Marvel's website has a cool feature up right now: an interview with Billy from Twin Cities punk kingpins Dillinger Four, who's apparently a big comic fan. This surprised and delighted me, since punk rock and comic books are two of my favorite things in the world.
I've often wondered which punks read comics. As the article mentions, rock and roll and comic books have a shared cultural lineage: both helped put young people at the center of American pop culture, and both have been blamed for turning those same kids into delinquents—by stuffed-shirt moral guardians like Tennessee senator Estes Kefauver. (Video games, with their own staunch and slightly deranged nemesis in Jack Thompson, can probably also be added to this list.)
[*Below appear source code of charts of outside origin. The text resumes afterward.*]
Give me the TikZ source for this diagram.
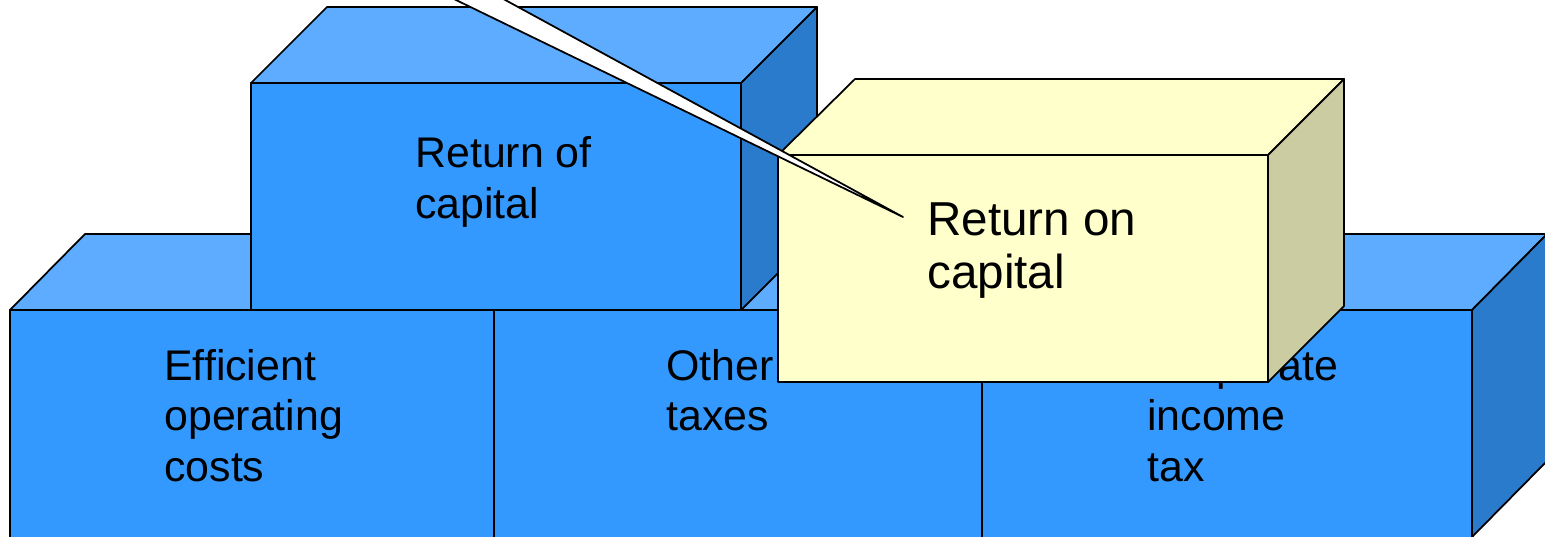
\documentclass[tikz,border=0pt]{standalone}
\usepackage{fontspec}
\setmainfont{Liberation Sans}
\definecolor{bFront}{HTML}{3399FF}
\definecolor{bTop}{HTML}{5EACFF}
\definecolor{bSide}{HTML}{2B7BCC}
\definecolor{yFront}{HTML}{FFFFCC}
\definecolor{ySide}{HTML}{CCCCA3}
\tikzset{
  edge/.style={draw=black, line width=1pt, line join=round},
  bfront/.style={edge, fill=bFront},
  btop/.style={edge, fill=bTop},
  bside/.style={edge, fill=bSide},
  yfront/.style={edge, fill=yFront},
  yside/.style={edge, fill=ySide},
  bluetext/.style={anchor=base west, inner sep=0pt, font=\fontsize{24.4pt}{28.8pt}\selectfont},
  yellowtext/.style={anchor=base west, inner sep=0pt, font=\fontsize{27.1pt}{30.2pt}\selectfont},
  wedge/.style={edge, fill=white}
}
\begin{document}
\begin{tikzpicture}[x=0.02cm, y=-0.02cm]
\useasboundingbox (0,0) rectangle (1545,537);
\clip (0,0) rectangle (1545,537);
% bottom row
\path[btop] (10,310) -- (85,234) -- (569,234) -- (494,310) -- cycle;
\path[btop] (494,310) -- (569,234) -- (1057,234) -- (982,310) -- cycle;
\path[btop] (982,310) -- (1057,234) -- (1547,234) -- (1472,310) -- cycle;
\path[bside] (1472,310) -- (1547,234) -- (1547,461) -- (1472,537) -- cycle;
\path[bfront] (10,310) rectangle (494,540);
\path[bfront] (494,310) rectangle (982,540);
\path[bfront] (982,310) rectangle (1472,540);
\node[bluetext] (eff) at (164,380) {\vtop{\baselineskip=28.8pt\hbox{Efficient}\hbox{operating}\hbox{costs}}};
\node[bluetext] (oth) at (666,380) {\vtop{\baselineskip=28.8pt\hbox{Other}\hbox{taxes}}};
\node[bluetext] (cor) at (1147,380) {\vtop{\baselineskip=28.8pt\hbox{Corporate}\hbox{income}\hbox{tax}}};
% upper box
\path[btop] (251,83) -- (327,7) -- (817,7) -- (741,83) -- cycle;
\path[bside] (741,83) -- (817,7) -- (817,234) -- (741,310) -- cycle;
\path[bfront] (251,83) rectangle (741,310);
\node[bluetext] (roc) at (415,168) {\vtop{\baselineskip=28.8pt\hbox{Return of}\hbox{capital}}};
% yellow box
\path[yfront] (778,155) -- (855,79) -- (1344,79) -- (1268,155) -- cycle;
\path[yside] (1268,155) -- (1344,79) -- (1344,306) -- (1268,382) -- cycle;
\path[yfront] (778,155) rectangle (1268,382);
\node[yellowtext] (ron) at (927,235) {\vtop{\baselineskip=30.2pt\hbox{Return on}\hbox{capital}}};
% callout wedge
\coordinate (tip) at (903,217);
\path[wedge] (250,-100) -- (tip) -- (322,-100) -- cycle;
\end{tikzpicture}
\end{document}
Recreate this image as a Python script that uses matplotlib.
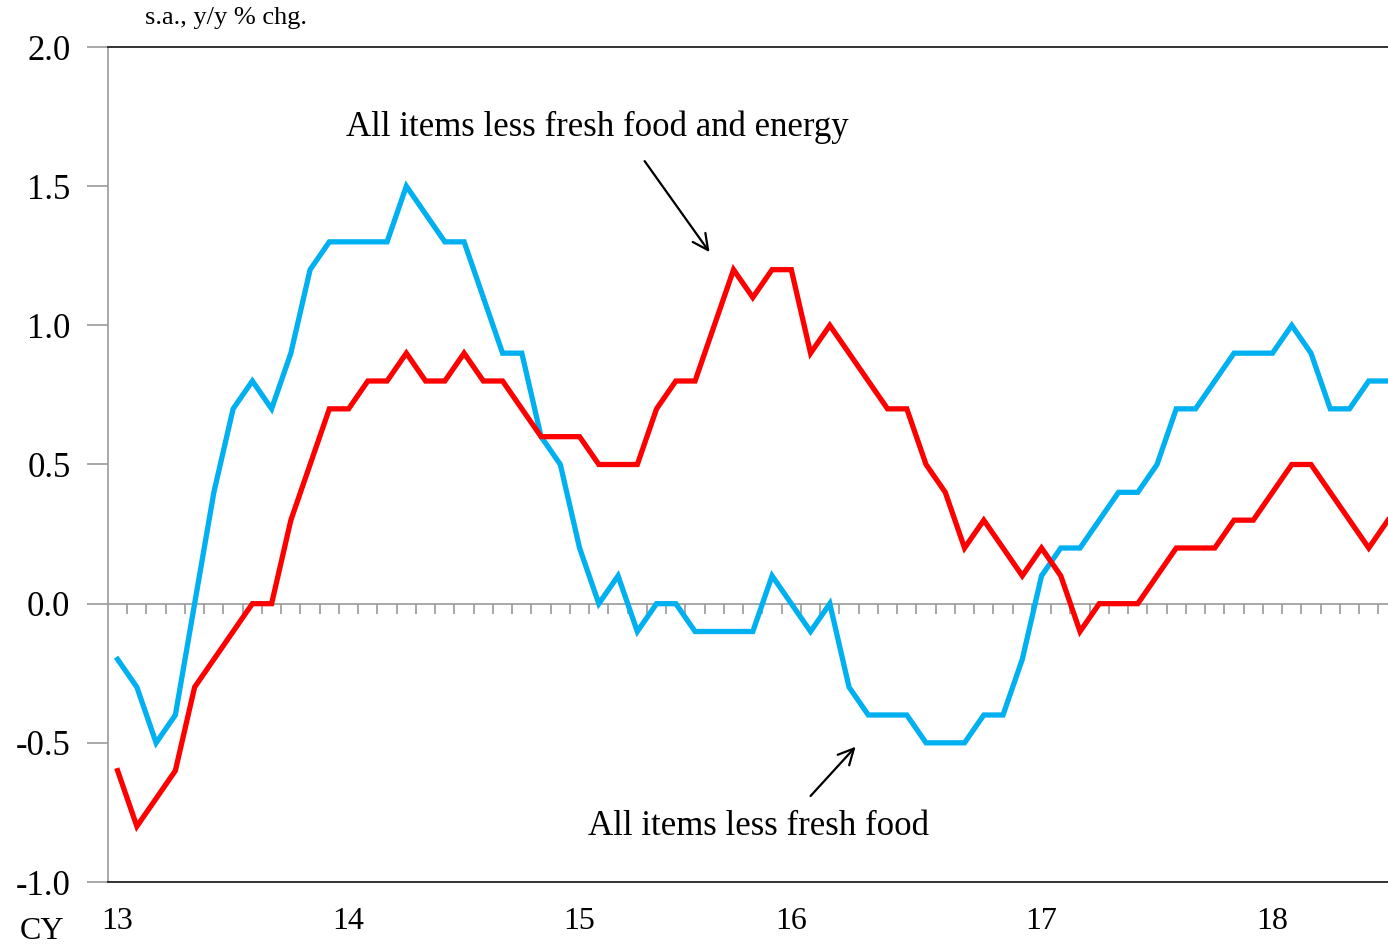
import numpy as np
import matplotlib
matplotlib.use('Agg')
import matplotlib.pyplot as plt

plt.rcParams['font.family'] = ['Liberation Serif', 'DejaVu Serif']

# CPI, monthly from Jan 2013, s.a. y/y % chg
less_fresh = [-0.2, -0.3, -0.5, -0.4, 0.0, 0.4, 0.7, 0.8, 0.7, 0.9, 1.2, 1.3,
              1.3, 1.3, 1.3, 1.5, 1.4, 1.3, 1.3, 1.1, 0.9, 0.9, 0.6, 0.5,
              0.2, 0.0, 0.1, -0.1, 0.0, 0.0, -0.1, -0.1, -0.1, -0.1, 0.1, 0.0,
              -0.1, 0.0, -0.3, -0.4, -0.4, -0.4, -0.5, -0.5, -0.5, -0.4, -0.4, -0.2,
              0.1, 0.2, 0.2, 0.3, 0.4, 0.4, 0.5, 0.7, 0.7, 0.8, 0.9, 0.9,
              0.9, 1.0, 0.9, 0.7, 0.7, 0.8, 0.8]
less_fresh_energy = [-0.6, -0.8, -0.7, -0.6, -0.3, -0.2, -0.1, 0.0, 0.0, 0.3, 0.5, 0.7,
                     0.7, 0.8, 0.8, 0.9, 0.8, 0.8, 0.9, 0.8, 0.8, 0.7, 0.6, 0.6,
                     0.6, 0.5, 0.5, 0.5, 0.7, 0.8, 0.8, 1.0, 1.2, 1.1, 1.2, 1.2,
                     0.9, 1.0, 0.9, 0.8, 0.7, 0.7, 0.5, 0.4, 0.2, 0.3, 0.2, 0.1,
                     0.2, 0.1, -0.1, 0.0, 0.0, 0.0, 0.1, 0.2, 0.2, 0.2, 0.3, 0.3,
                     0.4, 0.5, 0.5, 0.4, 0.3, 0.2, 0.3]
year_labels = ['13', '14', '15', '16', '17', '18']
year_pos = [0, 12, 24, 35, 48, 60]
y_ticks = [-1.0, -0.5, 0.0, 0.5, 1.0, 1.5, 2.0]

x = np.arange(len(less_fresh))

fig = plt.figure(figsize=(13.88, 9.46), dpi=100)
ax = fig.add_axes([108/1388, 1 - 882/946, 1 - 108/1388, (882 - 47)/946])

ax.plot(x, less_fresh, color='#00B0F0', lw=3.8, solid_joinstyle='miter')
ax.plot(x, less_fresh_energy, color='#FF0000', lw=3.8, solid_joinstyle='miter')

# linha do zero com marcas mensais
ax.axhline(0, color='#999999', lw=1.2, zorder=0)
ax.vlines(x + 0.5, -0.036, 0, color='#999999', lw=1.2, zorder=0)

ax.set_xlim(-0.5, 66)
ax.set_ylim(-1.0, 2.0)
ax.set_yticks(y_ticks)
ax.set_yticklabels(['%.1f' % v for v in y_ticks], fontsize=25)
ax.tick_params(axis='y', length=15, color='#999999', width=1.2, pad=12)
ax.set_xticks(year_pos)
ax.set_xticklabels(year_labels, fontsize=23)
ax.tick_params(axis='x', length=0, pad=18)

ax.spines['right'].set_visible(False)
ax.spines['left'].set_color('#999999')
ax.spines['left'].set_linewidth(1.2)
ax.spines['top'].set_color('#222222')
ax.spines['bottom'].set_color('#222222')
ax.spines['top'].set_linewidth(1.3)
ax.spines['bottom'].set_linewidth(1.3)

fig.text(145/1388, 1 - 18/946, 's.a., y/y % chg.', fontsize=19, va='center', ha='left')
fig.text(42/1388, 1 - 931/946, 'CY', fontsize=23, va='center', ha='center')

ax.text(24.94, 1.713, 'All items less fresh food and energy', ha='center', va='center', fontsize=25)
ax.text(33.3, -0.802, 'All items less fresh food', ha='center', va='center', fontsize=25)
arrow = dict(arrowstyle='->', color='black', lw=1.6, mutation_scale=28, shrinkA=0, shrinkB=0)
ax.annotate('', xy=(30.75, 1.263), xytext=(27.38, 1.590), arrowprops=arrow)
ax.annotate('', xy=(38.34, -0.514), xytext=(36.0, -0.691), arrowprops=arrow)

fig.savefig('out.png', dpi=100)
And Billy's a man of taste: even though he plugs the usual Marvel suspects (the Ultimate line, Bendis' output, and the rock-solid but slightly overhyped Immortal Iron Fist—but that's another post), he also recommends J. Michael Stracynzski's excellent redux of Squadron Supreme, which I've always thought deserved more buzz.* Excelsior!
* Footnote: Supreme Power did get plenty of hype while it was coming out: a 2004 "Marvel vs. DC" poll in Wizard saw readers deciding that, of the two companies, Marvel had the better adult-imprint title—over Y: The Last Man. And as much as I love Supreme Power, that's just crazy talk.